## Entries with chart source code
[Begin]

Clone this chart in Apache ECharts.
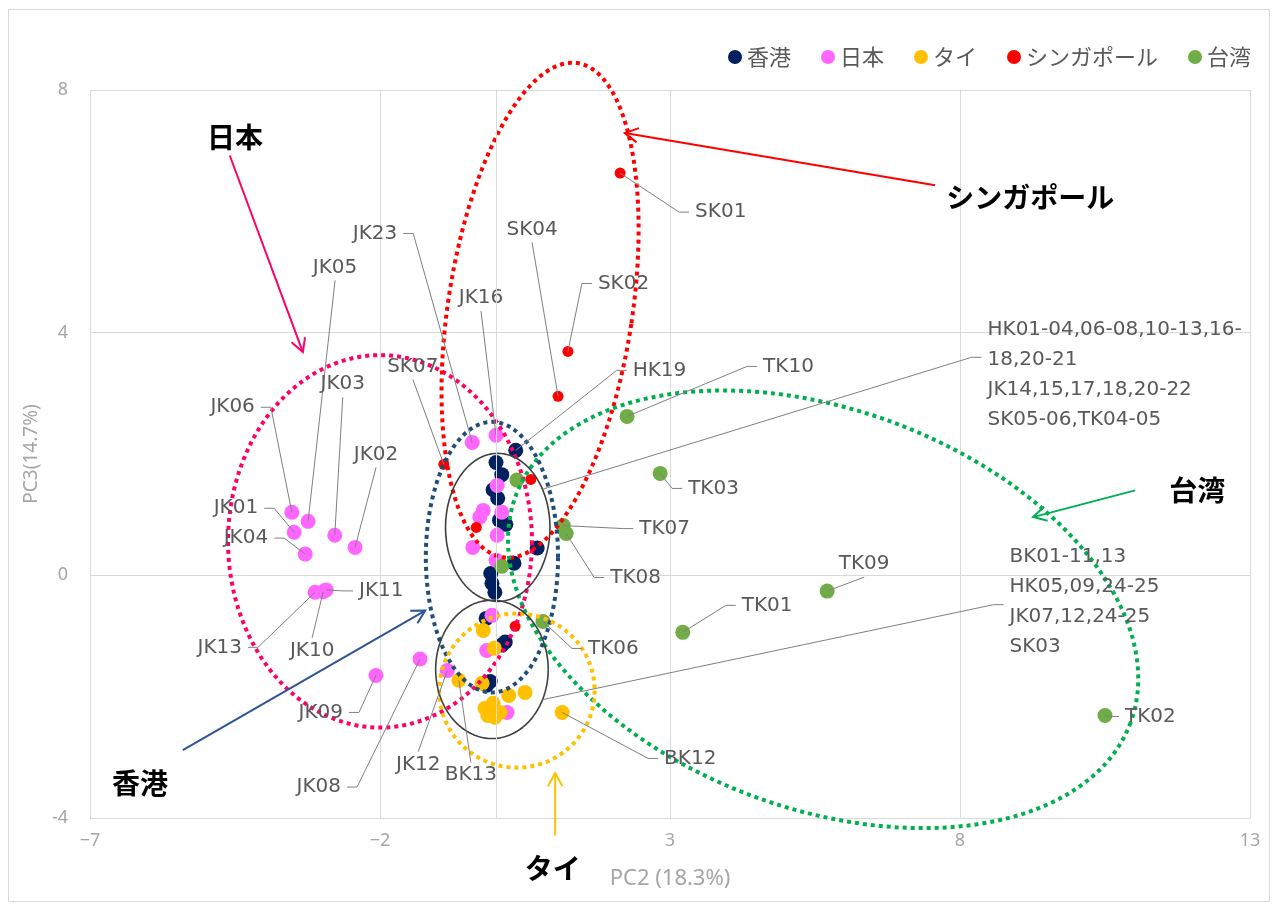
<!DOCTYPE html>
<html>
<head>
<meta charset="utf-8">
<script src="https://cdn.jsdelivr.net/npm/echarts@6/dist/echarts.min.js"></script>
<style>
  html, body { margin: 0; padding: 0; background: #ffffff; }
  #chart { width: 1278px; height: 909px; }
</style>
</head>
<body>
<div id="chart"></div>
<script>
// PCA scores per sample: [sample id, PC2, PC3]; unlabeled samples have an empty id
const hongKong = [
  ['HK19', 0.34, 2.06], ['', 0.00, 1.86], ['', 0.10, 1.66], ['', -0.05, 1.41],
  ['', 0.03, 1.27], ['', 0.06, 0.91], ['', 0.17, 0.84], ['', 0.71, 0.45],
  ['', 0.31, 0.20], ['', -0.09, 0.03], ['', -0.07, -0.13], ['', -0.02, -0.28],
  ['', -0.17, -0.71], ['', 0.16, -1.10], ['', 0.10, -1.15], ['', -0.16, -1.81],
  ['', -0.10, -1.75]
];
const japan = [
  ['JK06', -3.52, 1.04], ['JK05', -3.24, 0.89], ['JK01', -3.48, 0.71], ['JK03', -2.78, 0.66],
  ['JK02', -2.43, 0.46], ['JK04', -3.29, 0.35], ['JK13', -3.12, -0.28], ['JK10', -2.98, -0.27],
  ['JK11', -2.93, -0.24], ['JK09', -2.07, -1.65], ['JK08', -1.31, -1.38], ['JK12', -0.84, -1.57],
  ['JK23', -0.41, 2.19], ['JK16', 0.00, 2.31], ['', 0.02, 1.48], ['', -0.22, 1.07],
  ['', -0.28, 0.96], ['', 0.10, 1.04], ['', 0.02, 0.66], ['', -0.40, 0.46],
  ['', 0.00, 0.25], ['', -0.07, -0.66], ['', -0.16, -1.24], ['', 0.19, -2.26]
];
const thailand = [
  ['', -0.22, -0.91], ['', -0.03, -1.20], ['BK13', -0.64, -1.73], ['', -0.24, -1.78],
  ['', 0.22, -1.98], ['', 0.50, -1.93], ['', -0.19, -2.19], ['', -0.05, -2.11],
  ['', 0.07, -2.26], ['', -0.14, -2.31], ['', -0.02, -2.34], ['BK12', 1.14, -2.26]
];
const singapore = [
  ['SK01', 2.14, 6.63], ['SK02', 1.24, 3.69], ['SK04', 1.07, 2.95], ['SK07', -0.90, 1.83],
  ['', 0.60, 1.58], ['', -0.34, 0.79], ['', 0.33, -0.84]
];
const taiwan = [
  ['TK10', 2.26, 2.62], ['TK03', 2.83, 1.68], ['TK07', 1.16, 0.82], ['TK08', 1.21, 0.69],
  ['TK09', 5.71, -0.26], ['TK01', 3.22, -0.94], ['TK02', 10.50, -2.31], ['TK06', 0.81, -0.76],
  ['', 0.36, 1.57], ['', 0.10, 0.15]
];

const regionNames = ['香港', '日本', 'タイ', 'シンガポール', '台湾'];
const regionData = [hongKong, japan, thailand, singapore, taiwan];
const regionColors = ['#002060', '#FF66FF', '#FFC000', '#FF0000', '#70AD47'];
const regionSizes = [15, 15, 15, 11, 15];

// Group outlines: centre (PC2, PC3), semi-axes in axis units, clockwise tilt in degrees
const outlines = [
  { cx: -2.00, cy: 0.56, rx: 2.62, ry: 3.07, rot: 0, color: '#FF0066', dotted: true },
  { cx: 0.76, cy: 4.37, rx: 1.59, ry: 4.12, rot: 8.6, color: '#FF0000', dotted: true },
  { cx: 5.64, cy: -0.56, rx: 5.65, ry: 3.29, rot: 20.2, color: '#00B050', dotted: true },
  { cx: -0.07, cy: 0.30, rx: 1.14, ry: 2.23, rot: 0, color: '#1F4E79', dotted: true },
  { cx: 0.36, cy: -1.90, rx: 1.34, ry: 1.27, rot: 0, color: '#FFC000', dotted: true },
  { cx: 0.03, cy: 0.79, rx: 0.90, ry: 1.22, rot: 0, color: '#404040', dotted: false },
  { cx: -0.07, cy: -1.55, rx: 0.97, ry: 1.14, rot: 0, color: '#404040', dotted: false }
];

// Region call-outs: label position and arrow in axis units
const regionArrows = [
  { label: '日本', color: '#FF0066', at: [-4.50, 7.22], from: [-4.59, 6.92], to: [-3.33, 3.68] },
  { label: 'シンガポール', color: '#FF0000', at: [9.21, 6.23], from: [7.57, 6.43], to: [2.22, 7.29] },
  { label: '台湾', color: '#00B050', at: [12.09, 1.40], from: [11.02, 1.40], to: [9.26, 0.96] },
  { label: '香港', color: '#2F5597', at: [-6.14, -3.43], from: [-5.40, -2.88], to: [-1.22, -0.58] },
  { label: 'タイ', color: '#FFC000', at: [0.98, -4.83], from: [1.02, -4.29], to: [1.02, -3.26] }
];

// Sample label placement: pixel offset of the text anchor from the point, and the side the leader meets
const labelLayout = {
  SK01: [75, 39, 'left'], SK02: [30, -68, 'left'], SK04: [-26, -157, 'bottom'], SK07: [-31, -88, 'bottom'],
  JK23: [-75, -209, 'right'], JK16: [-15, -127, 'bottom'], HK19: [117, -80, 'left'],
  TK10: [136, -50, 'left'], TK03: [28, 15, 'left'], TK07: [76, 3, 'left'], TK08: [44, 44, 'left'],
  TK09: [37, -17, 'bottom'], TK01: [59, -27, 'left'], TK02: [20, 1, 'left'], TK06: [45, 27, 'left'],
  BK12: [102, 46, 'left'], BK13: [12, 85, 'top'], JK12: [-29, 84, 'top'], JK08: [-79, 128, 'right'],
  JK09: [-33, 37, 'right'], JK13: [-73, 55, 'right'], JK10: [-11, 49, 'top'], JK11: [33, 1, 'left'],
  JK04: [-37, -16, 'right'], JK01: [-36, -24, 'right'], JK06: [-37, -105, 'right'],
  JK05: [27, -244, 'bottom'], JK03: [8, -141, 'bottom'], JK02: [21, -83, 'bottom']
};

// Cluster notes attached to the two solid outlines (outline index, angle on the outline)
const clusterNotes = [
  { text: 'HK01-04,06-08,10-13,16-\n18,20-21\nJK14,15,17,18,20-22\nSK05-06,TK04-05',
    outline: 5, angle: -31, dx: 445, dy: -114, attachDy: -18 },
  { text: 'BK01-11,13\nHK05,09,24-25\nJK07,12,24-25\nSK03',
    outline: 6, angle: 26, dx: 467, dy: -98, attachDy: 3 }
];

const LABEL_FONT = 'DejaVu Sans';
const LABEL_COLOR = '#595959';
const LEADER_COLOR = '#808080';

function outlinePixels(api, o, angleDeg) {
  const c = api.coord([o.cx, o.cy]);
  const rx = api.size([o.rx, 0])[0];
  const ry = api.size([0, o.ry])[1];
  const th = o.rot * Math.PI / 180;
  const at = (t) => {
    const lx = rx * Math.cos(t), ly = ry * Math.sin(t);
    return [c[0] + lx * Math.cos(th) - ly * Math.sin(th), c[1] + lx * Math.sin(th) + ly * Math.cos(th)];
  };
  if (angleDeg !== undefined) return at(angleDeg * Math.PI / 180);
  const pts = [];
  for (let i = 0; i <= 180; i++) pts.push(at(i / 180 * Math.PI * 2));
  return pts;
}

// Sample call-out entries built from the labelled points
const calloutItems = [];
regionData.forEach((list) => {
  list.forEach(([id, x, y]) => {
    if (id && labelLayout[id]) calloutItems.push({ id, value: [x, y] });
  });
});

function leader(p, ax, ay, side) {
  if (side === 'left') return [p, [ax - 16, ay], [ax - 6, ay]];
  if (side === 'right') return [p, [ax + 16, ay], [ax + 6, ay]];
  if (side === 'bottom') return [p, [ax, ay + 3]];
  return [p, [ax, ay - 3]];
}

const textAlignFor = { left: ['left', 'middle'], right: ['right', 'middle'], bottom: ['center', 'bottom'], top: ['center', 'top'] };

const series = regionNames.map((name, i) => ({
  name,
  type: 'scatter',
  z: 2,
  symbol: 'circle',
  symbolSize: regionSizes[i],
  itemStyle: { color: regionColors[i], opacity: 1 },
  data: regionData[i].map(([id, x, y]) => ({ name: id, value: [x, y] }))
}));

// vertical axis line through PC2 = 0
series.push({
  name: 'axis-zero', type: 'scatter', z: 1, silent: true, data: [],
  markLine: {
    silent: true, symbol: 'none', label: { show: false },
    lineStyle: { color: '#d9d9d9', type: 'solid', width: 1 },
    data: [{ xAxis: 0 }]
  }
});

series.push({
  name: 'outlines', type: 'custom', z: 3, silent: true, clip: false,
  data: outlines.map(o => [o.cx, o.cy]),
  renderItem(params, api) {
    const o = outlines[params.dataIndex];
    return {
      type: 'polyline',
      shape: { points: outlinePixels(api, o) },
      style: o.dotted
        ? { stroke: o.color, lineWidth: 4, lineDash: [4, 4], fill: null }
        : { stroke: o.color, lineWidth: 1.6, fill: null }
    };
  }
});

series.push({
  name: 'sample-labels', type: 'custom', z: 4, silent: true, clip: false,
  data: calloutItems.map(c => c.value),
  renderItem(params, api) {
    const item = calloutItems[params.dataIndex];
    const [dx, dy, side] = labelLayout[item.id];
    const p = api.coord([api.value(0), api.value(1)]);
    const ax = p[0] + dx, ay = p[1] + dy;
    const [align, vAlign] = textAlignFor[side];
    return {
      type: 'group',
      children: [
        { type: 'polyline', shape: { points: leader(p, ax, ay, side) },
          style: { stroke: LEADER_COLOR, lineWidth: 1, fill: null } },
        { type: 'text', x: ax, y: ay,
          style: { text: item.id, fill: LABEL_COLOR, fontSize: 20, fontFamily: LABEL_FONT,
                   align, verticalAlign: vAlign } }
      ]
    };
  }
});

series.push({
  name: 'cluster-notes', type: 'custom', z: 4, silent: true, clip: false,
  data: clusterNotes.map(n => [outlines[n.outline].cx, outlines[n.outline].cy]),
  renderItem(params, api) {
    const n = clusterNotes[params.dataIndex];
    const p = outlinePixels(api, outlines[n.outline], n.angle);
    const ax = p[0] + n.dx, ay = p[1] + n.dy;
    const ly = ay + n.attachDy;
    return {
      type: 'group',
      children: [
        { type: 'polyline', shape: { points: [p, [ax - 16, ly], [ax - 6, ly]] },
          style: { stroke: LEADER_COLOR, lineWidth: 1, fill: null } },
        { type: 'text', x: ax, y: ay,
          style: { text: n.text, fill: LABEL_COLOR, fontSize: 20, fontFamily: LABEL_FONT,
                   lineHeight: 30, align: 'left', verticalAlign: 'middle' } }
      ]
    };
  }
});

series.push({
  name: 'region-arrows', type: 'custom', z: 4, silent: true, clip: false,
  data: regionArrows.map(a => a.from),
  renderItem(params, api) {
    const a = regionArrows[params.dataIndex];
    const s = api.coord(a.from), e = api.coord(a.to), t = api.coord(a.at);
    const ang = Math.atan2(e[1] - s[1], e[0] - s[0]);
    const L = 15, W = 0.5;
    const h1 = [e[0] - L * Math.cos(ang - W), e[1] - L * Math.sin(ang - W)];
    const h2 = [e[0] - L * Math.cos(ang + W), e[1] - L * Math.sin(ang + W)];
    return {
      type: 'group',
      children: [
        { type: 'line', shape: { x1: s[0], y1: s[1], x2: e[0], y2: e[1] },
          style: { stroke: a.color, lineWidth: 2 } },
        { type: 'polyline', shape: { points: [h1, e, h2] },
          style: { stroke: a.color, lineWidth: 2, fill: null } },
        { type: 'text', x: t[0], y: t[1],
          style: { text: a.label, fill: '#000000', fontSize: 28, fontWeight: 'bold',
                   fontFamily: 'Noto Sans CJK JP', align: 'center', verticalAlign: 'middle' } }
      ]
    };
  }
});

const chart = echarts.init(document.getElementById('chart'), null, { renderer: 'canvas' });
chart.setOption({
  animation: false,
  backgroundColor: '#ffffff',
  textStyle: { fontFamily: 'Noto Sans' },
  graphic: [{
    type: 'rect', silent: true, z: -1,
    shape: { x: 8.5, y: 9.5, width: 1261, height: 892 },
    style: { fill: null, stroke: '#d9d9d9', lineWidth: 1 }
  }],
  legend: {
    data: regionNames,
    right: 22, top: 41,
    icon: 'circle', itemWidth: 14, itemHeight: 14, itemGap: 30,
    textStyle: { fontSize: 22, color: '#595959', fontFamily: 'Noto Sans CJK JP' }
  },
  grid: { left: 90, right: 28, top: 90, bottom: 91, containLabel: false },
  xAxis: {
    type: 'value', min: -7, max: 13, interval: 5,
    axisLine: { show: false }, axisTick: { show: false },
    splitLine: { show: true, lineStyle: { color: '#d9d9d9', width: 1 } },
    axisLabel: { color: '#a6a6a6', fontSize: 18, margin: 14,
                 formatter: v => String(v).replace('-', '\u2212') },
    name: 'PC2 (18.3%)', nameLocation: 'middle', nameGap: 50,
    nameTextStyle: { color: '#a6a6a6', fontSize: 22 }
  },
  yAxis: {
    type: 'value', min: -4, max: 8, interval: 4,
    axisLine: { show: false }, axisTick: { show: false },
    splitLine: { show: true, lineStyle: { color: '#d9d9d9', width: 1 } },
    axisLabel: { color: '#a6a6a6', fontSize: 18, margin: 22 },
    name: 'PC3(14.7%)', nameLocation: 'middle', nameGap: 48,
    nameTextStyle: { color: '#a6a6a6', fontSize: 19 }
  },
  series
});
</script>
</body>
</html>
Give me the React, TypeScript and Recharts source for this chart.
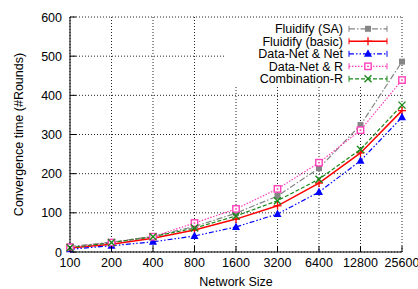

[End]

## Problem
Count every line in the data where the string "this" occurs. Give nothing except the number.

## Written response
2